Any stockholder who has not yet voted on any of the proposals before this meeting or who wishes to change their vote may do so by clicking on the voting button on the web portal and following the instructions there. Stockholders who have sent in proxies or voted via telephone or internet and do not want to change their vote do not need to take any further action. If any stockholders have questions directly related to the proposals that are to be voted upon at this meeting, such questions may be submitted on the meeting website. If you ask a question, please include your name and whether you are a personal stockholder or an authorized representative of the stockholder, in which case such stockholder must also be identified.

Strauss Zelnick
Chairman and CEO, Take-Two Interactive Software

Add on the proposals.

Dan Emerson
EVP and Chief Legal Officer, Take-Two Interactive Software

There being no questions and voting having concluded, I now declare the polls closed. As I mentioned previously, the Inspector of Elections will tabulate the results of the voting, which will be reported to me as soon as practical. There being no additional business to be conducted at the meeting, the business of the annual meeting is hereby concluded. The meeting is adjourned. We will now address stockholder questions that are submitted on the meeting website. Any stockholder submitting a question should please include your name, whether you are a personal stockholder or an authorized representative of the stockholder, in which case such stockholder must also be identified. At this point, I will turn the floor over to Strauss Zelnick, our Chairman of the meeting.

Strauss Zelnick
Chairman and CEO, Take-Two Interactive Software

Thank you, Dan. We'd now like to respond to questions following the rules Mr. Emerson outlined earlier in the meeting. Please note that we'll attempt to answer as many questions as time allows, but only questions that are in accordance with the rules will be addressed. If you have a question that did not get addressed during today's meeting, please feel free to contact our IR department via our corporate website at www.taketwogames.com. We've received one question from Jim Chan, which reads: "Given the fact that Take-Two has been the publisher of Borderlands, would the company consider acquiring Gearbox if it's up for sale? Gearbox could be a growth engine for Take-Two by adding triple A shooters to the product portfolio. Thanks for answering." Thank you, Mr. Chan, for your question. We really appreciate it.

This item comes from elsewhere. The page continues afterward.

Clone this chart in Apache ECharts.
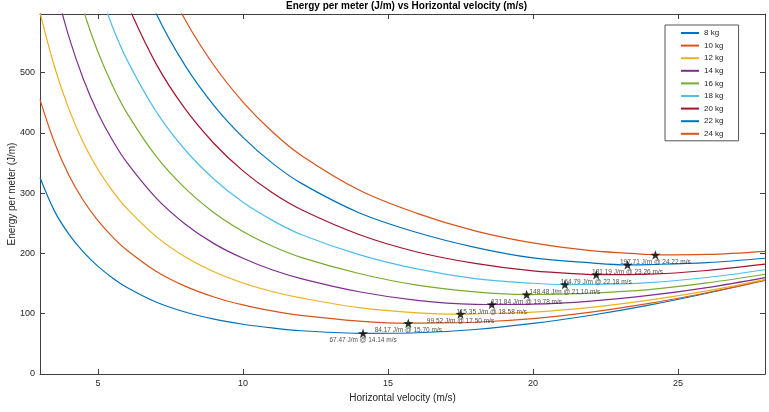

We've had a long-term relationship with Gearbox, of which we're very proud. They're a wonderful company. They've, they've delivered for us, not just Borderlands, but also Tiny Tina's Wonderlands and other titles, and I've no doubt they'll continue to be successful in the future. We're thrilled that we have a long-term publishing relationship on these titles. That publishing relationship exists without regard to the ultimate owner of Gearbox. But with regard to our potential interest, you know, we don't tend to speculate on potential transactions. That was the only, question from shareholders. So not hearing any other questions, I'd like to thank you all for joining us today. We're grateful, for your support and grateful to, our shareholders, everyone who is here today and, of course, the team here at Take-Two Interactive. Have a great day.

Operator

This now concludes the meeting.

Thank you for joining, and have a pleasant day.